On Friday night, January 19, 1979, a seven-year-old me sat down to watch this and promptly lost his mind.

There was supposedly a directive from CBS to not follow the comics exactly, which makes no sense, because the comics sell the show which sell the comics, but for some reason, no one figured that out yet.

So that’s how this version of Captain America is a legacy hero, even if they get the part about Steve Rogers being a commercial artist right. He’s almost killed by some spies who are trying to get the F.L.A.G. serum that his father invented and gave to himself to become the first Captain America. But all Steve wants to do is roam in his cool van because it’s 1979 and this Earth-CBS version of Cap is Nomad before he’s Cap.

He ends up being saved by the aforementioned F.L.A.G. formula, gets super-strength, a special motorcycle, a clear shield, a motocross-centric costume and the actual job of being the Sentinel of Liberty.

According to star Reb Brown at Comic-Con, CBS planned crossing over his character with Spider-Man (Nicholas Hammond) and the Hulk (Lou Ferrigno/Bill Bixby).

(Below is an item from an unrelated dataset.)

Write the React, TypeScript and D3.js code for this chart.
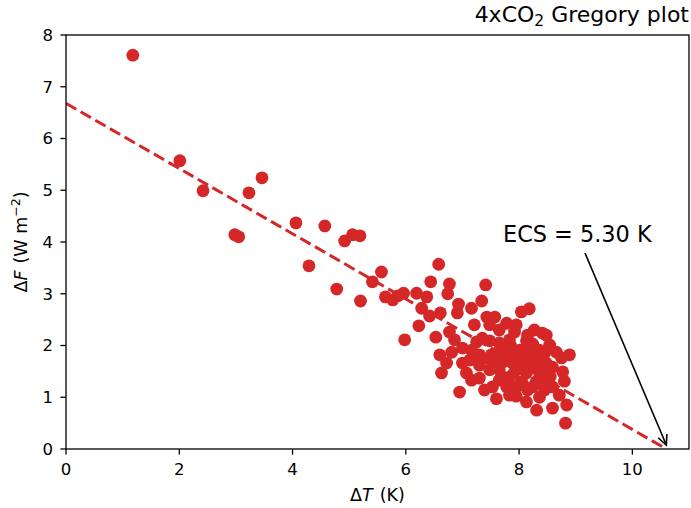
import React from "react";
import * as d3 from "d3";

// ΔT (K) values of the yearly points
const dT: number[] = [
  1.18, 2.01, 2.42, 2.98, 3.05, 3.23, 3.46, 4.06, 4.29, 4.57, 4.78, 4.92, 5.06, 5.19, 5.20,
  5.41, 5.57, 5.64, 5.77, 5.86, 5.96, 5.98, 6.19, 6.23, 6.44, 6.58, 6.77, 6.74, 7.41, 7.34,
  6.37, 6.28, 6.42, 6.61, 6.93, 6.91, 7.16, 7.43, 7.57, 8.04, 8.18, 6.53, 6.77, 7.48, 7.78,
  7.95, 8.27, 8.41, 7.35, 7.25, 7.48, 7.65, 7.83, 8.13, 8.24, 8.66, 8.89, 6.60, 6.81, 7.00,
  7.16, 7.30, 7.51, 7.65, 7.83, 8.01, 6.63, 6.72, 7.00, 7.07, 7.16, 7.30, 6.95, 7.39, 7.60,
  7.78, 7.95, 8.31, 8.59, 8.84, 8.82, 8.77, 8.80, 8.59, 8.36, 8.48, 8.24, 8.13, 7.95, 7.65,
  7.48, 7.65, 7.83, 8.06, 8.31, 8.48, 8.59, 8.24, 7.88, 7.71, 8.36, 8.45, 8.75, 8.48, 7.53,
  8.15, 8.01, 7.30, 7.13, 6.86, 7.65, 7.92, 8.10, 8.18, 7.74, 7.57, 7.92, 8.36, 8.54, 7.21,
  8.71, 8.13, 7.83, 7.90, 8.20, 8.40, 7.60, 8.05, 8.45, 7.85, 8.15, 7.70, 8.30, 7.95, 8.55,
  7.45, 8.00,
];
// ΔF (W m-2) values of the yearly points
const dF: number[] = [
  7.61, 5.57, 4.99, 4.14, 4.10, 4.95, 5.24, 4.37, 3.54, 4.31, 3.09, 4.02, 4.14, 4.12, 2.86,
  3.23, 3.42, 2.94, 2.88, 2.96, 3.01, 2.11, 3.01, 2.38, 3.23, 3.57, 3.19, 3.00, 3.17, 2.86,
  2.94, 2.72, 2.57, 2.63, 2.80, 2.63, 2.72, 2.55, 2.55, 2.65, 2.71, 2.16, 2.26, 2.40, 2.43,
  2.40, 2.30, 2.24, 2.14, 2.07, 2.09, 2.05, 2.11, 2.09, 2.03, 1.87, 1.82, 1.82, 1.87, 1.95,
  1.91, 1.82, 1.82, 1.78, 1.86, 1.91, 1.47, 1.66, 1.66, 1.47, 1.33, 1.37, 1.10, 1.14, 0.97,
  1.20, 1.02, 0.75, 0.79, 0.85, 0.50, 1.49, 1.31, 1.20, 1.00, 1.33, 1.20, 1.47, 1.53, 1.53,
  1.53, 1.33, 1.39, 1.66, 1.76, 1.66, 1.58, 1.58, 1.66, 1.68, 1.47, 1.14, 1.76, 2.20, 1.20,
  1.14, 1.24, 1.62, 1.72, 2.11, 2.30, 2.26, 1.82, 1.91, 1.91, 1.62, 1.72, 1.91, 2.01, 2.40,
  1.04, 0.91, 1.04, 1.45, 1.75, 1.55, 1.85, 1.30, 1.85, 2.00, 2.20, 1.40, 1.30, 1.20, 1.40,
  1.75, 1.60,
];

const fitIntercept = 6.68; // ΔF at ΔT = 0
const ECS = 5.3; // K, ΔT intercept = 2*ECS
const xTicks = [0, 2, 4, 6, 8, 10];
const yTicks = [0, 1, 2, 3, 4, 5, 6, 7, 8];

const W = 691;
const H = 508;
const RED = "#d62728";
const FONT = "DejaVu Sans, sans-serif";

export default function App() {
  const left = 66, right = 689, top = 35, bottom = 449;
  const x = d3.scaleLinear().domain([0, 11]).range([left, right]);
  const y = d3.scaleLinear().domain([0, 8]).range([bottom, top]);
  const xInt = 2 * ECS;
  const line = d3.line<[number, number]>().x((d) => x(d[0])).y((d) => y(d[1]));
  const fitPts: [number, number][] = [
    [0, fitIntercept],
    [xInt, 0],
  ];
  // annotation
  const tipX = x(xInt), tipY = y(0) - 4;
  const startX = 585, startY = 253;
  const ang = Math.atan2(tipY - startY, tipX - startX);
  const hl = 11, ha = 0.45;
  const h1 = [tipX - hl * Math.cos(ang - ha), tipY - hl * Math.sin(ang - ha)];
  const h2 = [tipX - hl * Math.cos(ang + ha), tipY - hl * Math.sin(ang + ha)];

  return (
    <svg
      width={W}
      height={H}
      style={{ position: "absolute", left: 0, top: 0, background: "#fff" }}
      fontFamily={FONT}
    >
      <rect width={W} height={H} fill="#fff" />
      <defs>
        <clipPath id="plotclip">
          <rect x={left} y={top} width={right - left} height={bottom - top} />
        </clipPath>
      </defs>
      <g clipPath="url(#plotclip)">
        {dT.map((t, i) => (
          <circle key={i} cx={x(t)} cy={y(dF[i])} r={6.4} fill={RED} />
        ))}
        <path
          d={line(fitPts) || ""}
          stroke={RED}
          strokeWidth={3}
          strokeDasharray="11.8 5.1"
          fill="none"
        />
      </g>
      {/* frame */}
      <rect
        x={left}
        y={top}
        width={right - left}
        height={bottom - top}
        fill="none"
        stroke="#000"
        strokeWidth={1.3}
      />
      {/* x ticks */}
      {xTicks.map((t) => (
        <g key={"x" + t}>
          <line x1={x(t)} x2={x(t)} y1={bottom} y2={bottom + 5.6} stroke="#000" strokeWidth={1.3} />
          <text x={x(t)} y={475} fontSize={16.5} textAnchor="middle" fill="#000">
            {t}
          </text>
        </g>
      ))}
      {yTicks.map((t) => (
        <g key={"y" + t}>
          <line x1={left - 5.6} x2={left} y1={y(t)} y2={y(t)} stroke="#000" strokeWidth={1.3} />
          <text x={53} y={y(t)} dy="0.36em" fontSize={16.5} textAnchor="end" fill="#000">
            {t}
          </text>
        </g>
      ))}
      {/* axis labels */}
      <text x={(left + right) / 2} y={501} fontSize={17.5} textAnchor="middle" fill="#000">
        <tspan>Δ</tspan>
        <tspan fontStyle="italic">T</tspan>
        <tspan dx="7">(K)</tspan>
      </text>
      <text
        transform={`translate(27,${(top + bottom) / 2}) rotate(-90)`}
        fontSize={17.5}
        textAnchor="middle"
        fill="#000"
      >
        <tspan>Δ</tspan>
        <tspan fontStyle="italic">F</tspan>
        <tspan dx="7">(W m</tspan>
        <tspan fontSize={12.5} dy="-7">−2</tspan>
        <tspan dy="7">)</tspan>
      </text>
      {/* title */}
      <text x={689} y={22} fontSize={22} textAnchor="end" fill="#000">
        <tspan>4xCO</tspan>
        <tspan fontSize={15.5} dy="4">2</tspan>
        <tspan dy="-4"> Gregory plot</tspan>
      </text>
      {/* annotation */}
      <text x={503} y={242} fontSize={22.4} fill="#000">
        ECS = {ECS.toFixed(2)} K
      </text>
      <line x1={startX} y1={startY} x2={tipX} y2={tipY} stroke="#000" strokeWidth={1.6} />
      <polyline
        points={`${h1[0]},${h1[1]} ${tipX},${tipY} ${h2[0]},${h2[1]}`}
        fill="none"
        stroke="#000"
        strokeWidth={1.6}
      />
    </svg>
  );
}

Seven-year-old me loves that.

Writer Don Ingalls once worked on the LAPD magazine The Beat, as well as scripting The Initiation of Sarah. Director Rod Holcomb has worked on all sorts of episodic TV, including The Six Million Dollar Man and The Greatest American Hero.

The reviews I’ve seen for this online are a mix of “look how far we’ve come” and “the idea of Captain America is capitalist nonsense.” First, this show is just fine. It’s strange to compare low budget TV movies made forty years ago to glossy multimillion films on so many levels. And Joe Simon and Jack Kirby created Captain America to represent the best of this country and what it could be, a character that two Jewish men created to make a stand for America entering World War II, that protest groups came to their offices to try and find them, that became a character of a man lost out of time and with no country, even fighting the Secret Empire the whole way to the White House, exposing Nixon as a supervillain — who killed himself off-panel! — and then traveled the nation as the aforementioned man with no country called Nomad. And this was no millenial story for social media clout. This was in 1974.